Gannets, Kittiwakes, and Murres on the mainland

Gannets only on Bird Rock

Mom and chick

Fencing pair






The birds were somewhat obscured by the fog, but still visible enough to be impressive by their sheer numbers and proximity. The most unusual sight was the young man with the long dreadlocks playing his banjo. It was hard to hear him above the bird noise! We didn't stay very long, because we had to keep wiping fog off our glasses in order to see them. I'm sure that if we had seen the birds on a clear day we would have seen thousands more on the nearby cliffs. But, the ones we saw were worth all the tire troubles to get there!
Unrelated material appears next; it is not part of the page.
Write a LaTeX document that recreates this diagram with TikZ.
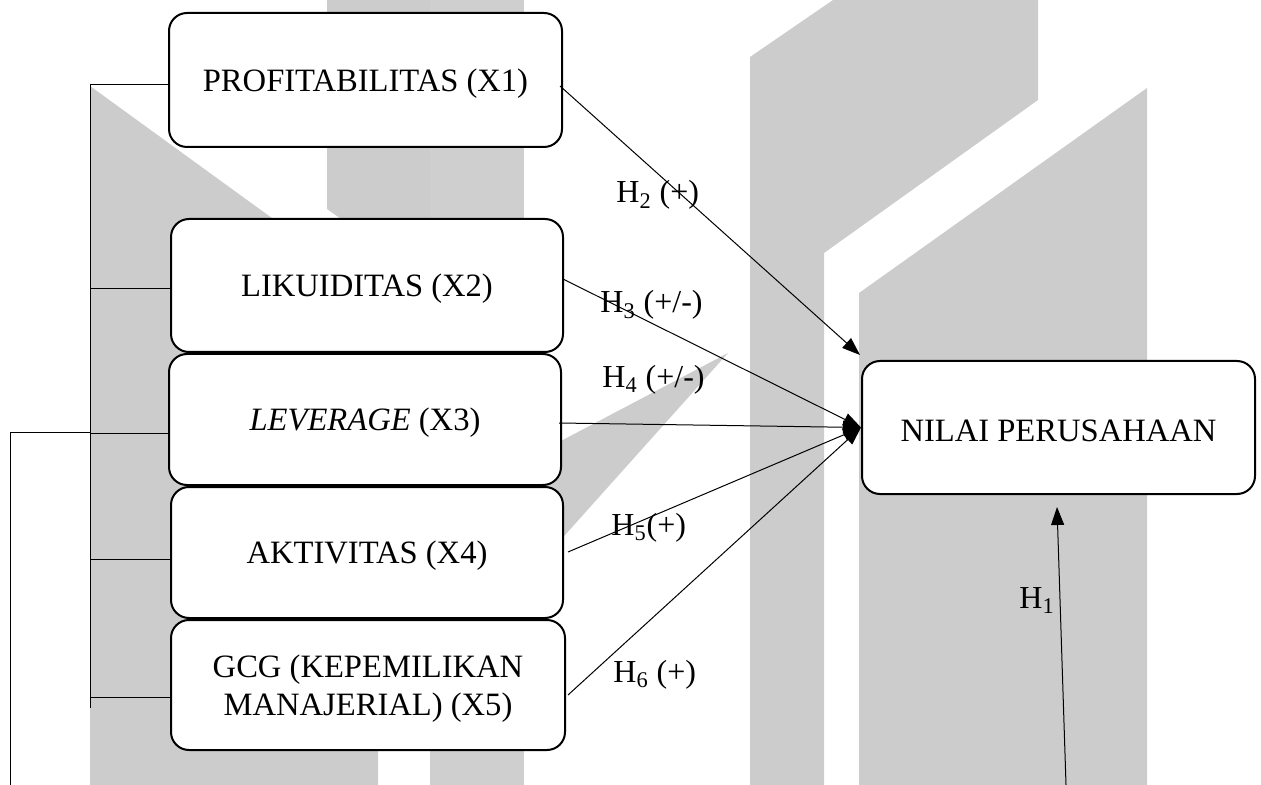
\documentclass[tikz,border=0pt]{standalone}
\usepackage{fontspec}
\setmainfont{Liberation Serif}
\usetikzlibrary{arrows.meta,calc}
\definecolor{wm}{HTML}{CCCCCC}
\definecolor{wmb}{HTML}{CFCFCF}
\newcommand\txtdown[1]{\raisebox{-1.75pt}[\height][\depth]{#1}}
\begin{document}
\begin{tikzpicture}[x=0.5pt,y=-0.5pt,
  box/.style={draw, line width=1pt, rounded corners=9pt, fill=white, inner sep=0pt, font=\fontsize{16.3}{19}\selectfont},
  lbl/.style={font=\fontsize{16}{19}\selectfont, inner sep=0pt, anchor=base west},
  conn/.style={line width=0.5pt},
  arr/.style={line width=0.5pt, -{Triangle[length=9pt,width=6.5pt]}}]
\useasboundingbox (0,0) rectangle (1261,785);
% watermark
\fill[wm] (90,86) -- (378,295) -- (378,785) -- (90,785) -- cycle;
\fill[wm] (327,0) -- (430,0) -- (430,282) -- (327,209) -- cycle;
\fill[wmb] (430,0) rectangle (524,785);
\fill[wm] (750,785) -- (750,57) -- (833,0) -- (1038,0) -- (1038,100) -- (824,253) -- (824,785) -- cycle;
\fill[wm] (859,785) -- (859,293) -- (1147,88) -- (1147,785) -- cycle;
\fill[wm] (728,353) -- (540,452) -- (540,563) -- cycle;
% boxes
\node[box, minimum width=196.5pt, minimum height=67pt] (x1) at (365.5,80) {\txtdown{PROFITABILITAS (X1)}};
\node[box, minimum width=196pt, minimum height=66.5pt] (x2) at (367,285.5) {\txtdown{LIKUIDITAS (X2)}};
\node[box, minimum width=196pt, minimum height=65.5pt] (x3) at (365,419.5) {\txtdown{\textit{LEVERAGE} (X3)}};
\node[box, minimum width=196pt, minimum height=65.5pt] (x4) at (367,552.5) {\txtdown{AKTIVITAS (X4)}};
\node[box, minimum width=197pt, minimum height=65pt] (x5) at (368,685) {\txtdown{\begin{tabular}{@{}c@{}}GCG (KEPEMILIKAN\\MANAJERIAL) (X5)\end{tabular}}};
\node[box, minimum width=196.5pt, minimum height=66.5pt] (y) at (1058.5,427.5) {\txtdown{NILAI PERUSAHAAN}};
% bracket
\coordinate (bt) at (90,85);
\coordinate (bb) at (90,708);
\coordinate (b2) at (90,289);
\coordinate (b3) at (90,433);
\coordinate (b4) at (90,559);
\coordinate (b5) at (90,697);
\draw[conn] (bt) -- (bb);
\draw[conn] (bt) -- (bt -| x1.west);
\draw[conn] (b2) -- (b2 -| x2.west);
\draw[conn] (b3) -- (b3 -| x3.west);
\draw[conn] (b4) -- (b4 -| x4.west);
\draw[conn] (b5) -- (b5 -| x5.west);
\coordinate (o1) at (10,432);
\coordinate (o2) at (10,785);
\draw[conn] (o2) -- (o1) -- (o1 -| bt);
% arrows
\draw[arr] ($(x1.east)+(-3,6)$) -- ($(y.north west)+(-1,-5)$);
\draw[arr] ($(x2.east)+(-1,-6.5)$) -- (y.west);
\draw[arr] ($(x3.east)+(-3,3.5)$) -- (y.west);
\draw[arr] ($(x4.east)+(4,-0.5)$) -- (y.west);
\draw[arr] ($(x5.east)+(2,10)$) -- (y.west);
\coordinate (h1s) at (1066,785);
\draw[arr] (h1s) -- ($(y.south)+(-1.5,12)$);
% labels
\node[lbl] (l2) at (616,203) {H\textsubscript{2} (+)};
\node[lbl] (l3) at (600,313) {H\textsubscript{3} (+/-)};
\node[lbl] (l4) at (602,387) {H\textsubscript{4} (+/-)};
\node[lbl] (l5) at (611,535) {H\textsubscript{5}(+)};
\node[lbl] (l6) at (613,682) {H\textsubscript{6} (+)};
\node[lbl] (l1) at (1019,608) {H\textsubscript{1}};
\end{tikzpicture}
\end{document}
Still foggy on the way back




The air was holding in the tire so we checked back in the nearby campground and spent the rest of the day relaxing around camp. It had been a stressful two days worrying about the rig, but proof to us that God travels with us and had a plan for us to be enriched by getting to know some wonderful Newfoundlanders. I love that we are having the time to begin to know a place and its people in ways that are impossible with a strict schedule that just hits the tourist highlights. Newfoundland is proving to be far more than we expected!



Tomorrow we will leave the Avalon Peninsula and begin to head west again toward the western coast. But, first we will stop part way across Newfoundland and see the aviation museum in Gander and go north to Twillingate and Iceberg Alley. We are considering a ferry trip as well to Fogo Island.